Monday, June 20, 2011

Example 8.41: Scatterplot with marginal histograms


The scatterplot is one of the most ubiquitous, and useful graphics. It's also very basic. One of its shortcomings is that it can hide important aspects of the marginal distributions of the two variables. To address this weakness, you can add a histogram of each margin to the plot. We demonstrate using the SF-36 MCS and PCS subscales in the HELP data set.

SAS
SAS provides code to perform this using proc template and proc sgrender. These procedures are not intended for casual or typical SAS users. Its syntax is, to our eyes, awkward. This is roughly analogous to R functions that simply call C routines. Nonetheless, it's possible to adapt code that works. The code linked above was edited to set the transparency to 0 and to change the plotted symbol size to 5 from 11px. These options appear in the scatterplot statement about midway through the code.

Once the edited code is submitted, the following lines produce the plot shown above.

proc sgrender data="C:\book\help.sas7bdat" template=scatterhist;
dynamic YVAR="mcs" XVAR="pcs"
TITLE="MCS-PCS Relationship";
run;


R
For R, we adapted some code found in an old R-help post to generate the following function. The mtext() function puts text in the margins and is used here to label the axes. The at option in that function centers the label within the scatterplot data using some algebra.

scatterhist = function(x, y, xlab="", ylab=""){
zones=matrix(c(2,0,1,3), ncol=2, byrow=TRUE)
layout(zones, widths=c(4/5,1/5), heights=c(1/5,4/5))
xhist = hist(x, plot=FALSE)
yhist = hist(y, plot=FALSE)
top = max(c(xhist$counts, yhist$counts))
par(mar=c(3,3,1,1))
plot(x,y)
par(mar=c(0,3,1,1))
barplot(xhist$counts, axes=FALSE, ylim=c(0, top), space=0)
par(mar=c(3,0,1,1))
barplot(yhist$counts, axes=FALSE, xlim=c(0, top), space=0, horiz=TRUE)
par(oma=c(3,3,0,0))
mtext(xlab, side=1, line=1, outer=TRUE, adj=0,
at=.8 * (mean(x) - min(x))/(max(x)-min(x)))
mtext(ylab, side=2, line=1, outer=TRUE, adj=0,
at=(.8 * (mean(y) - min(y))/(max(y) - min(y))))
}

The results of the following code are shown below.

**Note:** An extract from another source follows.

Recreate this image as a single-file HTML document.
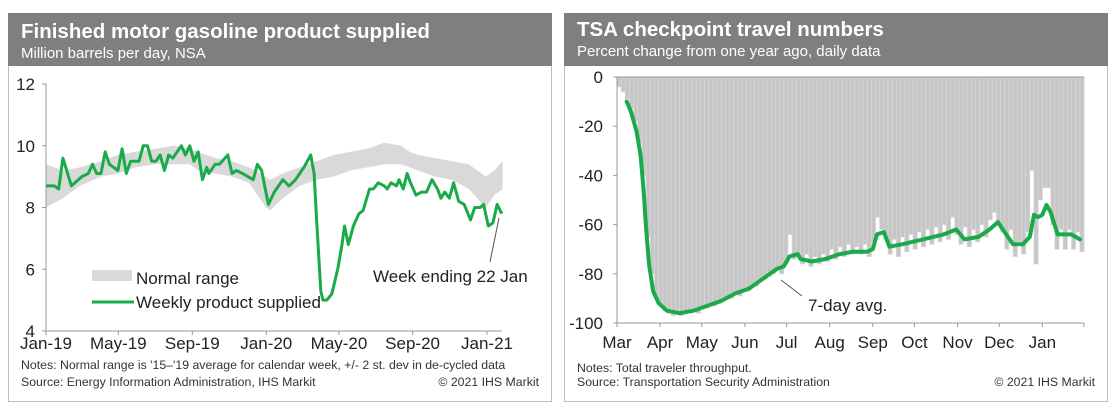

ds = read.csv("http://www.math.smith.edu/r/data/help.csv")
with(ds, scatterhist(mcs, pcs, xlab="MCS", ylab="PCS"))

9 comments:

Rick Wicklin said...

For more details on modifying the SGRENDER code (including how to omit large sections of it), see http://blogs.sas.com/iml/index.php?/archives/139-How-to-Create-a-Scatter-Plot-with-Marginal-Histograms-in-SAS.html

Unknown said...

I think changing the order of plot order in R could be helpful. so if we let the scatter plot to be plotted last then after we have drawn the graph, we can super-impose loess or regression lines afterward.

Ken Kleinman said...

Hi, Rick-- I had intended to link to your entry, but that got lost in a draft somewhere. Thanks for correcting that omission.

And thanks for that idea, mkao-- makes sense to me. As a challenge, can you suggest how to modify the R code to make a title print correctly? I was unable to do it in the time I had available before this entry had to run.

JSF said...
This comment has been removed by the author.
JSF said...

Can a regression line be added to the scatterplot in SAS?

Ken Kleinman said...

Hi JSF--

Anything is possible. This one turns out to be "easy", within the somewhat opaque graphics template language. All you have to do is add a "regressionplot" within the layout cell that contains the scatterplot. My modified version has this text after the modification outlined above and adding the regression line:

layout overlay / xaxisopts=(type=XTYPE) yaxisopts=(type=YTYPE);
scatterplot y=YVAR x=XVAR / datatransparency=0 markerattrs=(symbol=circlefilled size=5px);
regressionplot y=YVAR x=XVAR;
endlayout;

Hope that helps. To see more uses of the GTL, see this SUGI presentation paper: http://www2.sas.com/proceedings/sugi31/262-31.pdf

Selcuk Akbas said...

ggplot makes this easier

####
library(ggplot2)
library(ggExtra)

df <- data.frame(x, y)
p <- ggplot(df, aes(x, y)) + geom_point() + theme_classic() +
stat_smooth(method="loess", formula = y ~ x, size = 2)
ggExtra::ggMarginal(p, type = "histogram")

Ken Kleinman said...

The abline() function plots the OLS regression onto an existing plot. So you can just add

abline(coef = coef(lm(y~x)))

after the plot() function in the existing code.

Anonymous said...

This is a wonderful piece of code. All the layout work has been
done upfront and the user doesn't't have to worry about it.
It is clean and easily modifiable. And, as a bonus, it doesn't use ggplot :-)
Thank you for sharing it.